Friday, March 4, 2011

Stanley Kunitz


"The poem in the head is always perfect.  Resistance begins when you try to convert it into language."















American Poet


1905 - 2006











This statement by Stanley Kunitz sums up one of the key challenges that every creative leader faces.  What we create in the physical world never is as good as what we imagine in our minds.  Most artists, writers and performers are never satisfied with the end product because we see something different in our mind's eye.  And we have to learn to accept that it is okay to be imperfect.  Perfection is unachievable.  In fact, as humans what makes us interesting is our flaws.  And the same thing is true of our art.  It is the mistakes that make our art unique.  If the work we created was perfect, then every piece of art would look the same.  It is our flaws and weaknesses that make our art uniquely ours.  Our imperfections help make the art perfect.

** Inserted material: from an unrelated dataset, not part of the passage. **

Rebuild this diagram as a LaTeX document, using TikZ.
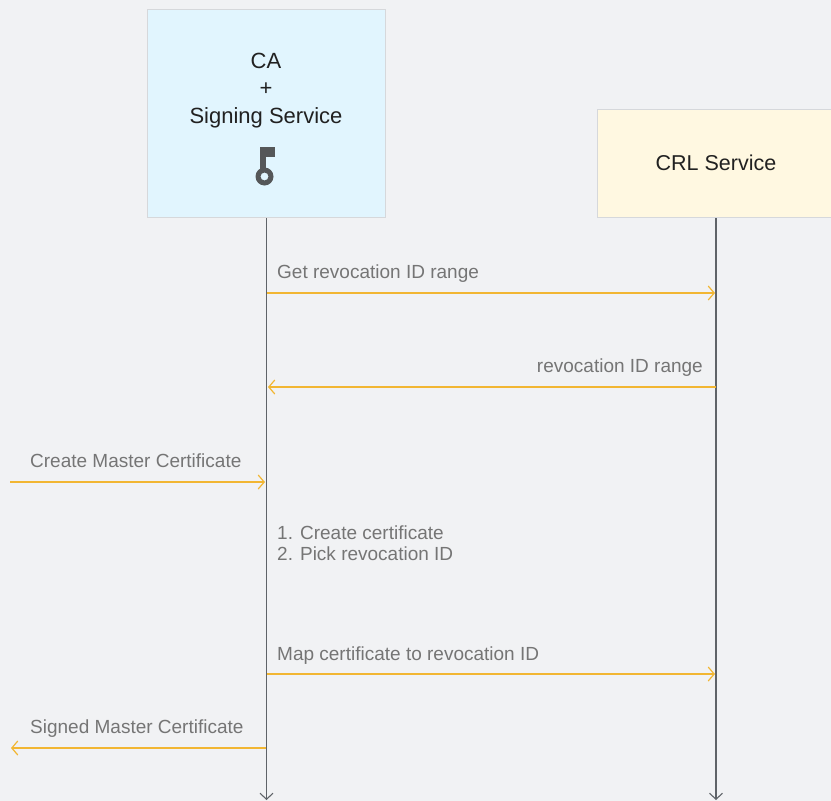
\documentclass[tikz,border=0pt]{standalone}
\usepackage{fontspec}
\setmainfont{Liberation Sans}
\usetikzlibrary{arrows.meta}
\definecolor{bg}{HTML}{F1F2F4}
\definecolor{cafill}{HTML}{E1F5FE}
\definecolor{crlfill}{HTML}{FFF8E1}
\definecolor{boxline}{HTML}{D6D8DB}
\definecolor{lifec}{HTML}{5F6368}
\definecolor{msgc}{HTML}{F2B632}
\definecolor{labc}{HTML}{757575}
\definecolor{titc}{HTML}{212121}
\definecolor{keyc}{HTML}{555759}
\tikzset{
  actor/.style={draw=boxline, line width=1.2pt, inner sep=0pt, anchor=north west},
  acttxt/.style={text=titc, font=\fontsize{22}{27.5}\selectfont, align=center, anchor=base, inner sep=0pt},
  lifeline/.style={draw=lifec, line width=1.1pt, -{Straight Barb[length=6pt,width=13pt,line width=1.1pt]}},
  msg/.style={draw=msgc, line width=1.2pt, -{Straight Barb[length=6pt,width=14pt,line width=1.2pt]}},
  lab/.style={text=labc, font=\fontsize{19}{20.5}\selectfont, inner sep=0pt},
}
\begin{document}
\begin{tikzpicture}[x=1pt,y=-1pt]
\useasboundingbox (0,0) rectangle (831,801);
\fill[bg] (0,0) rectangle (831,801);
% actors
\node[actor, fill=cafill, minimum width=238pt, minimum height=208pt] (ca) at (147,9) {};
\node[actor, fill=crlfill, minimum width=240pt, minimum height=108pt] (crl) at (597,109) {};
\node[acttxt] (catxt) at (266,123) {CA\\+\\Signing Service};
\node[acttxt, font=\fontsize{21.5}{26}\selectfont] (crltxt) at (716,170) {CRL Service};
% key icon
\fill[keyc, even odd rule] (264.5,176.5) circle[radius=9] (264.5,176.5) circle[radius=4];
\fill[keyc] (260,146.5) rectangle (266,169);
\fill[keyc] (265,146.5) rectangle (274.5,157);
% lifelines
\coordinate (caend) at (266.5,800);
\coordinate (crlend) at (716,800);
\draw[lifeline] (ca.south -| caend) -- (caend);
\draw[lifeline] (crl.south -| crlend) -- (crlend);
% message points
\coordinate (m1a) at (267,293); \coordinate (m1b) at (715,293);
\coordinate (m2a) at (715.5,387); \coordinate (m2b) at (268,387);
\coordinate (m3a) at (10,482); \coordinate (m3b) at (265,482);
\coordinate (m4a) at (267,674); \coordinate (m4b) at (715,674);
\coordinate (m5a) at (266,748); \coordinate (m5b) at (11,748);
\draw[msg] (m1a) -- (m1b);
\draw[msg] (m2a) -- (m2b);
\draw[msg] (m3a) -- (m3b);
\draw[msg] (m4a) -- (m4b);
\draw[msg] (m5a) -- (m5b);
% labels
\node[lab, anchor=base west] (l1) at (277,278) {Get revocation ID range};
\node[lab, anchor=base east] (l2) at (703,372) {revocation ID range};
\node[lab, anchor=base west] (l3) at (30,467) {Create Master Certificate};
\node[lab, anchor=base west, align=left] (l4) at (277,560) {1. Create certificate\\2. Pick revocation ID};
\node[lab, anchor=base west] (l5) at (277,660) {Map certificate to revocation ID};
\node[lab, anchor=base west] (l6) at (30,733) {Signed Master Certificate};
\end{tikzpicture}
\end{document}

Here is a poem by Stanley Kunitz.



Passing Through



By Stanley Kunitz



     -- on my seventy-ninth birthday



Nobody in the widow's household

ever celebrated anniversaries.

In the secrecy of my room

I would not admit I cared

that my friends were given parties.

Before I left town for school

my birthday went up in smoke

in a fire at City Hall that gutted

the Department of Vital Statistics.

If it weren't for a census report

of a five-year-old White Male

sharing my mother's address

at the Green Street tenement in Worcester

I'd have no documentary proof

that I exist.  You are the first,

my dear, to bully me

into these festive occasions.



Sometimes, you say, I wear

an abstracted look that drives you

up the wall, as though it signified

distress or disaffection.

Don't take it so to heart.

Maybe I enjoy not-being as much

as being who I am.  Maybe

it's time for me to practice

growing old.  The way I look

at it, I'm passing through a phase:

gradually I'm changing to a word.

Whatever you choose to claim

of me is always yours;

nothing is truly mine

except my name.  I only

borrowed this dust.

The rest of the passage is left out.